Consider the following example:
struct S {
template< typename T >
operator T () {
std::cout << __PRETTY_FUNCTION__;
return T{};
}
};
int main() {
S s{};
const int& x = s;
}
From my reading of the standard I get T = const int
.
But gcc and clang say that T will be deduced to be of type int
. Demo.
From [temp.deduct.conv]:
Template argument deduction is done by comparing the return type of the conversion function template (call it P) with the type specified by the conversion-type-id of the conversion-function-id being looked up (call it A) as described in [temp.deduct.type].

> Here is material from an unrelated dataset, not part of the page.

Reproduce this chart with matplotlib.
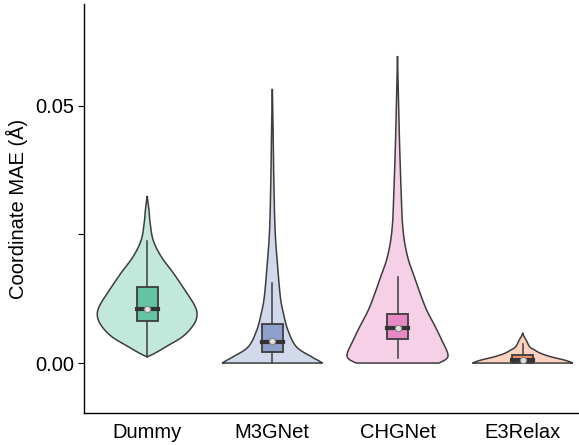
import numpy as np
import matplotlib
matplotlib.use("Agg")
import matplotlib.pyplot as plt

plt.rcParams['font.family'] = ['Liberation Sans', 'DejaVu Sans']

models = ['Dummy', 'M3GNet', 'CHGNet', 'E3Relax']
light = ['#c2e7db', '#d1d9ea', '#f5d0e7', '#fed1c0']
dark = ['#66c2a5', '#8da0cb', '#e78ac3', '#fc8d62']

# violin outlines: y value (Å) and half width (x units)
dummy_y = [0.0012, 0.0019, 0.0032, 0.0051, 0.0071, 0.0090, 0.0110, 0.0142, 0.0175, 0.0207, 0.0239, 0.0272, 0.0298, 0.0325]
dummy_w = [0.0, 0.060, 0.152, 0.281, 0.361, 0.397, 0.383, 0.301, 0.209, 0.112, 0.048, 0.024, 0.014, 0.0]
m3g_y = [0.0, 0.00058, 0.00123, 0.00317, 0.00642, 0.00973, 0.0129, 0.0195, 0.0259, 0.0356, 0.0453, 0.0533]
m3g_w = [0.401, 0.361, 0.313, 0.192, 0.124, 0.088, 0.064, 0.040, 0.022, 0.012, 0.006, 0.0]
chg_y = [0.0, 0.0008, 0.0019, 0.0045, 0.0071, 0.0103, 0.0136, 0.0168, 0.0200, 0.0233, 0.0265, 0.0300, 0.0414, 0.0511, 0.0597]
chg_w = [0.33, 0.39, 0.401, 0.353, 0.301, 0.233, 0.180, 0.134, 0.088, 0.058, 0.042, 0.034, 0.018, 0.008, 0.0]
e3r_y = [0.0, 0.00053, 0.00123, 0.00189, 0.00253, 0.00317, 0.00447, 0.0053, 0.0059]
e3r_w = [0.401, 0.341, 0.225, 0.144, 0.096, 0.056, 0.028, 0.008, 0.0]

# box statistics
whislo = [0.0012, 0.0, 0.0009, 0.0]
q1 = [0.0082, 0.0022, 0.0046, 0.0001]
med = [0.0105, 0.0041, 0.0068, 0.0006]
q3 = [0.0147, 0.0076, 0.0095, 0.0016]
whishi = [0.0238, 0.0155, 0.0168, 0.0038]
means = [0.0106, 0.0042, 0.0068, 0.0006]

outlines = [(dummy_y, dummy_w), (m3g_y, m3g_w), (chg_y, chg_w), (e3r_y, e3r_w)]


def smooth(ys, ws, n=20):
    # catmull-rom through the read points, just for a rounder outline
    p = np.column_stack([ws, ys])
    p = np.vstack([p[0], p, p[-1]])
    t = np.linspace(0, 1, n, endpoint=False)[:, None]
    out = []
    for i in range(1, len(p) - 2):
        p0, p1, p2, p3 = p[i - 1], p[i], p[i + 1], p[i + 2]
        seg = 0.5 * (2 * p1 + (p2 - p0) * t + (2 * p0 - 5 * p1 + 4 * p2 - p3) * t ** 2
                     + (-p0 + 3 * p1 - 3 * p2 + p3) * t ** 3)
        out.append(seg)
    out.append(p[-2][None])
    s = np.vstack(out)
    return s[:, 1], np.clip(s[:, 0], 0, None)


fig = plt.figure(figsize=(5.79, 4.45), dpi=100)
ax = fig.add_axes([0.145, 0.072, 0.855, 0.919])

edge = '#3d3d3d'
for i, (ys, ws) in enumerate(outlines):
    sy, sw = smooth(ys, ws)
    x = np.concatenate([i + sw, (i - sw)[::-1]])
    y = np.concatenate([sy, sy[::-1]])
    ax.fill(x, y, facecolor=light[i], edgecolor=edge, linewidth=1.1, zorder=1)

stats = []
for i in range(len(models)):
    stats.append(dict(med=med[i], q1=q1[i], q3=q3[i], whislo=whislo[i],
                      whishi=whishi[i], mean=means[i], fliers=[]))

bp = ax.bxp(stats, positions=range(len(models)), widths=0.17, patch_artist=True,
            showfliers=False, showcaps=False, showmeans=True, manage_ticks=False,
            boxprops=dict(edgecolor=edge, linewidth=1.3),
            whiskerprops=dict(color=edge, linewidth=1.1),
            medianprops=dict(color='#333333', linewidth=3, solid_capstyle='projecting'),
            meanprops=dict(marker='o', markersize=4.5, markerfacecolor='#e0e0e0',
                           markeredgecolor='#888888', markeredgewidth=0.8))
for patch, c in zip(bp['boxes'], dark):
    patch.set_facecolor(c)
for artist in bp['boxes'] + bp['whiskers'] + bp['medians'] + bp['means']:
    artist.set_zorder(3)

ax.set_xlim(-0.505, 3.45)
ax.set_ylim(-0.0097, 0.0698)
ax.set_xticks(range(len(models)))
ax.set_xticklabels(models, fontsize=14.5)
ax.tick_params(axis='x', length=0, pad=7)
ax.set_yticks([0.0, 0.025, 0.05])
ax.set_yticklabels(['0.00', '', '0.05'], fontsize=14.5)
ax.tick_params(axis='y', length=4, width=0.8, direction='out', pad=3)
ax.set_ylabel('Coordinate MAE (Å)', fontsize=14.5, labelpad=5)

for s in ['top', 'right']:
    ax.spines[s].set_visible(False)
for s in ['left', 'bottom']:
    ax.spines[s].set_linewidth(1.0)

fig.savefig('out.png', dpi=100)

I deduce that A = const int&
and P = T
.
Now clause 4:
- If A is a cv-qualified type, the top-level cv-qualifiers of A's type are ignored for type deduction. If A is a reference type, the type referred to by A is used for type deduction.
Now first, A
is not cv-qualified. Then second, A
is a reference type and therefore I remove &
from A
and get deduced A = const int
.
Now I compare deduced A = const int
with T
and get T = const int
.
My Question: Why the deduced template argument is int
and not const int
as I expect?
This is an (extended) summary of the comments of me and others.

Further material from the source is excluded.